Former Arkansas State Senator and State Representative Henry (Hank) Wilkins IV was sentenced Wednesday to 12 months and one day in prison for conspiring to accept over $95,000 in bribes in exchange for influencing Arkansas state legislation and transactions, including steering approximately $245,000 in Arkansas General Improvement funds to his co-conspirators, which included executives at a Missouri-based health care charity.
As part of the conspiracy, Wilkins also admitted to devising a scheme to conceal the bribe payments as donations to St. James United Methodist Church in Pine Bluff, where Wilkins also served as a pastor.
U.S. District Court Judge Brian S. Miller sentenced Wilkins on Wednesday. In addition to the federal prison sentence, Miller ordered Wilkins to serve three years of supervised release and repay $123,000 in restitution. Wilkins must report to prison by March 7, 2023.
Wilkins, 68, previously pleaded guilty April 30, 2018, to a federal information charging him with conspiracy to commit bribery concerning programs receiving federal funds, and conspiracy to devise a scheme and artifice to defraud and deprive the citizens of Arkansas of their right to honest services.
According to court documents, Wilkins admitted as part of his plea that from 2010 to 2014, while serving in the Arkansas General Assembly, he accepted a series of bribes from lobbyists and nonprofit organizations that were transmitted both in the form of cash and checks funneled from lobbying firms to a discretionary fund held in St. James’ name where Wilkins had access to the deposited funds.

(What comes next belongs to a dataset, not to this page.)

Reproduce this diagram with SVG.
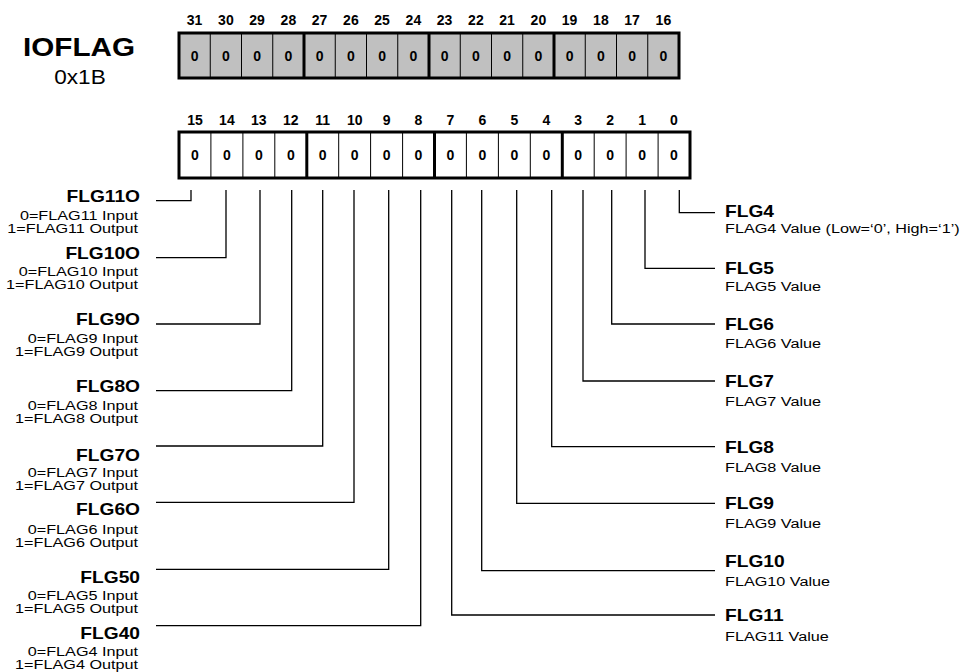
<svg xmlns="http://www.w3.org/2000/svg" width="963" height="672" viewBox="0 0 963 672">
<style>
text{font-family:"Liberation Sans",Arial,Helvetica,sans-serif;fill:#000}
.t{font-size:26px;font-weight:bold;text-anchor:middle}
.a{font-size:20px;text-anchor:middle}
.bit{font-size:14px;font-weight:bold;text-anchor:middle}
.val{font-size:14px;font-weight:bold;text-anchor:middle}
.lb{font-size:16px;font-weight:bold}
.sb{font-size:13.5px}
.r{text-anchor:end}
.ln{stroke:#000;stroke-width:1.3;fill:none}
.thin{stroke:#000;stroke-width:1}
.thick{stroke:#000;stroke-width:3}
</style>
<g id="title">
<text class="t" transform="translate(79,56) scale(1.14,1)">IOFLAG</text>
<text class="a" transform="translate(80,84) scale(1.13,1)">0x1B</text>
</g>
<g id="reg-high">
<rect x="179" y="33" width="500" height="45" fill="#c0c0c0" stroke="none"/>
<g class="thin">
<line x1="210.25" y1="33" x2="210.25" y2="78"/><line x1="241.5" y1="33" x2="241.5" y2="78"/><line x1="272.75" y1="33" x2="272.75" y2="78"/>
<line x1="335.25" y1="33" x2="335.25" y2="78"/><line x1="366.5" y1="33" x2="366.5" y2="78"/><line x1="397.75" y1="33" x2="397.75" y2="78"/>
<line x1="460.25" y1="33" x2="460.25" y2="78"/><line x1="491.5" y1="33" x2="491.5" y2="78"/><line x1="522.75" y1="33" x2="522.75" y2="78"/>
<line x1="585.25" y1="33" x2="585.25" y2="78"/><line x1="616.5" y1="33" x2="616.5" y2="78"/><line x1="647.75" y1="33" x2="647.75" y2="78"/>
</g>
<g class="thick">
<line x1="304" y1="33" x2="304" y2="78"/><line x1="429" y1="33" x2="429" y2="78"/><line x1="554" y1="33" x2="554" y2="78"/>
</g>
<rect x="179" y="33" width="500" height="45" fill="none" stroke="#000" stroke-width="3"/>
<g class="bit">
<text x="194.6" y="25">31</text><text x="225.9" y="25">30</text><text x="257.1" y="25">29</text><text x="288.4" y="25">28</text>
<text x="319.6" y="25">27</text><text x="350.9" y="25">26</text><text x="382.1" y="25">25</text><text x="413.4" y="25">24</text>
<text x="444.6" y="25">23</text><text x="475.9" y="25">22</text><text x="507.1" y="25">21</text><text x="538.4" y="25">20</text>
<text x="569.6" y="25">19</text><text x="600.9" y="25">18</text><text x="632.1" y="25">17</text><text x="663.4" y="25">16</text>
</g>
<g class="val">
<text x="194.6" y="60.5">0</text><text x="225.9" y="60.5">0</text><text x="257.1" y="60.5">0</text><text x="288.4" y="60.5">0</text>
<text x="319.6" y="60.5">0</text><text x="350.9" y="60.5">0</text><text x="382.1" y="60.5">0</text><text x="413.4" y="60.5">0</text>
<text x="444.6" y="60.5">0</text><text x="475.9" y="60.5">0</text><text x="507.1" y="60.5">0</text><text x="538.4" y="60.5">0</text>
<text x="569.6" y="60.5">0</text><text x="600.9" y="60.5">0</text><text x="632.1" y="60.5">0</text><text x="663.4" y="60.5">0</text>
</g>
</g>
<g id="reg-low">
<rect x="179" y="132" width="511" height="46" fill="#fff" stroke="none"/>
<g class="thin">
<line x1="210.9" y1="132" x2="210.9" y2="178"/><line x1="242.9" y1="132" x2="242.9" y2="178"/><line x1="274.8" y1="132" x2="274.8" y2="178"/>
<line x1="338.7" y1="132" x2="338.7" y2="178"/><line x1="370.6" y1="132" x2="370.6" y2="178"/><line x1="402.6" y1="132" x2="402.6" y2="178"/>
<line x1="466.4" y1="132" x2="466.4" y2="178"/><line x1="498.4" y1="132" x2="498.4" y2="178"/><line x1="530.3" y1="132" x2="530.3" y2="178"/>
<line x1="594.2" y1="132" x2="594.2" y2="178"/><line x1="626.1" y1="132" x2="626.1" y2="178"/><line x1="658.1" y1="132" x2="658.1" y2="178"/>
</g>
<g class="thick">
<line x1="306.8" y1="132" x2="306.8" y2="178"/><line x1="434.5" y1="132" x2="434.5" y2="178"/><line x1="562.3" y1="132" x2="562.3" y2="178"/>
</g>
<rect x="179" y="132" width="511" height="46" fill="none" stroke="#000" stroke-width="3"/>
<g class="bit">
<text x="195" y="125">15</text><text x="226.9" y="125">14</text><text x="258.8" y="125">13</text><text x="290.8" y="125">12</text>
<text x="322.7" y="125">11</text><text x="354.7" y="125">10</text><text x="386.6" y="125">9</text><text x="418.5" y="125">8</text>
<text x="450.5" y="125">7</text><text x="482.4" y="125">6</text><text x="514.3" y="125">5</text><text x="546.3" y="125">4</text>
<text x="578.2" y="125">3</text><text x="610.2" y="125">2</text><text x="642.1" y="125">1</text><text x="674" y="125">0</text>
</g>
<g class="val">
<text x="195" y="160">0</text><text x="226.9" y="160">0</text><text x="258.8" y="160">0</text><text x="290.8" y="160">0</text>
<text x="322.7" y="160">0</text><text x="354.7" y="160">0</text><text x="386.6" y="160">0</text><text x="418.5" y="160">0</text>
<text x="450.5" y="160">0</text><text x="482.4" y="160">0</text><text x="514.3" y="160">0</text><text x="546.3" y="160">0</text>
<text x="578.2" y="160">0</text><text x="610.2" y="160">0</text><text x="642.1" y="160">0</text><text x="674" y="160">0</text>
</g>
</g>
<g id="connectors" class="ln">
<polyline points="156,200.7 191,200.7 191,190"/>
<polyline points="156,257.7 226,257.7 226,190"/>
<polyline points="156,324 260,324 260,190"/>
<polyline points="156,390.7 291.7,390.7 291.7,190"/>
<polyline points="156,446 322.7,446 322.7,190"/>
<polyline points="156,502.3 354,502.3 354,190"/>
<polyline points="156,569.3 388.7,569.3 388.7,190"/>
<polyline points="156,625.7 420.7,625.7 420.7,190"/>
<polyline points="451.7,190 451.7,615 715,615"/>
<polyline points="481.7,190 481.7,570.7 715,570.7"/>
<polyline points="516.7,190 516.7,503.3 715,503.3"/>
<polyline points="551.7,190 551.7,446.7 715,446.7"/>
<polyline points="583,190 583,381 715,381"/>
<polyline points="611.7,190 611.7,324 715,324"/>
<polyline points="645,190 645,268.3 715,268.3"/>
<polyline points="679.3,190 679.3,212.7 715,212.7"/>
</g>
<g id="flg11o"><text class="lb r" transform="translate(140,202) scale(1.2,1)">FLG11O</text><text class="sb r" transform="translate(138,220) scale(1.2,1)">0=FLAG11 Input</text><text class="sb r" transform="translate(138,233) scale(1.2,1)">1=FLAG11 Output</text></g>
<g id="flg10o"><text class="lb r" transform="translate(140,258.5) scale(1.2,1)">FLG10O</text><text class="sb r" transform="translate(138,276) scale(1.2,1)">0=FLAG10 Input</text><text class="sb r" transform="translate(138,289) scale(1.2,1)">1=FLAG10 Output</text></g>
<g id="flg9o"><text class="lb r" transform="translate(140,325) scale(1.2,1)">FLG9O</text><text class="sb r" transform="translate(138,342.5) scale(1.2,1)">0=FLAG9 Input</text><text class="sb r" transform="translate(138,355.5) scale(1.2,1)">1=FLAG9 Output</text></g>
<g id="flg8o"><text class="lb r" transform="translate(140,391.5) scale(1.2,1)">FLG8O</text><text class="sb r" transform="translate(138,409.5) scale(1.2,1)">0=FLAG8 Input</text><text class="sb r" transform="translate(138,422.5) scale(1.2,1)">1=FLAG8 Output</text></g>
<g id="flg7o"><text class="lb r" transform="translate(140,461) scale(1.2,1)">FLG7O</text><text class="sb r" transform="translate(138,476.5) scale(1.2,1)">0=FLAG7 Input</text><text class="sb r" transform="translate(138,489.5) scale(1.2,1)">1=FLAG7 Output</text></g>
<g id="flg6o"><text class="lb r" transform="translate(140,515) scale(1.2,1)">FLG6O</text><text class="sb r" transform="translate(138,533.5) scale(1.2,1)">0=FLAG6 Input</text><text class="sb r" transform="translate(138,546.5) scale(1.2,1)">1=FLAG6 Output</text></g>
<g id="flg5o"><text class="lb r" transform="translate(140,582.5) scale(1.2,1)">FLG50</text><text class="sb r" transform="translate(138,600) scale(1.2,1)">0=FLAG5 Input</text><text class="sb r" transform="translate(138,613) scale(1.2,1)">1=FLAG5 Output</text></g>
<g id="flg4o"><text class="lb r" transform="translate(140,638.5) scale(1.2,1)">FLG40</text><text class="sb r" transform="translate(138,656) scale(1.2,1)">0=FLAG4 Input</text><text class="sb r" transform="translate(138,669) scale(1.2,1)">1=FLAG4 Output</text></g>
<g id="flg4"><text class="lb" transform="translate(725,217) scale(1.2,1)">FLG4</text><text class="sb" transform="translate(725,232.5) scale(1.2,1)">FLAG4 Value (Low=‘0’, High=‘1’)</text></g>
<g id="flg5"><text class="lb" transform="translate(725,274) scale(1.2,1)">FLG5</text><text class="sb" transform="translate(725,291) scale(1.2,1)">FLAG5 Value</text></g>
<g id="flg6"><text class="lb" transform="translate(725,330) scale(1.2,1)">FLG6</text><text class="sb" transform="translate(725,348) scale(1.2,1)">FLAG6 Value</text></g>
<g id="flg7"><text class="lb" transform="translate(725,387) scale(1.2,1)">FLG7</text><text class="sb" transform="translate(725,406) scale(1.2,1)">FLAG7 Value</text></g>
<g id="flg8"><text class="lb" transform="translate(725,453) scale(1.2,1)">FLG8</text><text class="sb" transform="translate(725,472) scale(1.2,1)">FLAG8 Value</text></g>
<g id="flg9"><text class="lb" transform="translate(725,509) scale(1.2,1)">FLG9</text><text class="sb" transform="translate(725,528) scale(1.2,1)">FLAG9 Value</text></g>
<g id="flg10"><text class="lb" transform="translate(725,567) scale(1.2,1)">FLG10</text><text class="sb" transform="translate(725,586) scale(1.2,1)">FLAG10 Value</text></g>
<g id="flg11"><text class="lb" transform="translate(725,621) scale(1.2,1)">FLG11</text><text class="sb" transform="translate(725,641) scale(1.2,1)">FLAG11 Value</text></g>
</svg>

In exchange for the cash and check bribes, Wilkins performed, and agreed to perform, official acts in his capacity as an Arkansas legislator, including filing shell bills, sponsoring full bills, voting in favor of specific legislation and steering approximately $245,000 in General Improvement funds to entities that funneled bribes to Wilkins through his church.
Several of Wilkins’s co-conspirators, including former state Sen. Jeremy Hutchinson and two executives at the Missouri-based health care charity, pleaded guilty and are awaiting sentencing.